# Sign of the derivative $-e^{\frac{1}{2x+2}}\left(\operatorname{sgn}\left(x\right)+\frac{1-\left|x\right|}{2\left(x+1\right)^2}\right)$

Good morning to everyone. I have a problem with finding the sign of a derivative: $$\frac{d}{dx}f(x)=-e^{\frac{1}{2x+2}}\left(\operatorname{sgn}\left(x\right)+\frac{1-\left|x\right|}{2\left(x+1\right)^2}\right)$$ Therefore I don't know how to find the intervals where it's increasing and where it's decreasing and the stationary points.

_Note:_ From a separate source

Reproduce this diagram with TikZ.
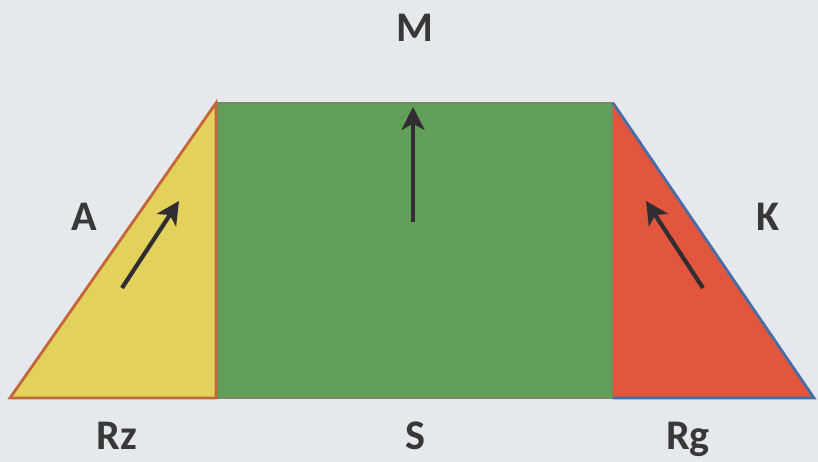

My Solution: First I have to do its sign, therefore: $$f(x)\ge 0$$ For $$x < 0$$ the equation becomes $$\frac{\left(1-\left|x\right|\right)e^{\frac{1}{2x+2}}}{2\left(x+1\right)^2}$$ which is $$\ge 0$$ for $$1-\left|x\right|\ge 0\:$$ therefore $$x$$ belongs to the interval $$[0,1]$$.

For $$x > 0$$ the equation becomes $$-\frac{\left(1-\left|x\right|\right)e^{\frac{1}{2x+2}}}{2\left(x+1\right)^2}$$ which is $$\ge 0$$ for $$1-\left|x\right|\le 0\:$$ therefore $$x$$ belongs to the interval $$[0,1]$$. The function increases on the interval $$(-\infty,0]$$ decreses on the interval $$[0,1]$$ and increases on the interval $$[1,\infty)$$

But my teacher says it's not good. Why? Or at least what's the correct response? Thanks for any possible response!

Let me assume you computed the derivative right. For $x>0$ the derivative has the same sign as $$-\left(1+\frac{1-x}{2(x+1)^2}\right)=-\frac{2x^2+3x+3}{2(x+1)^2}$$ because the exponential factor is positive. So…
the function is decreasing for $x>0$
For $x<0$ the derivative has the same sign as $$-\left(-1+\frac{1+x}{2(x^2+1)}\right)=\frac{2x^2+3x+1}{2(x+1)^2}$$ which is positive for…
$x<-1$ or $-1/2<x<0$, and negative for $-1<x<-1/2$.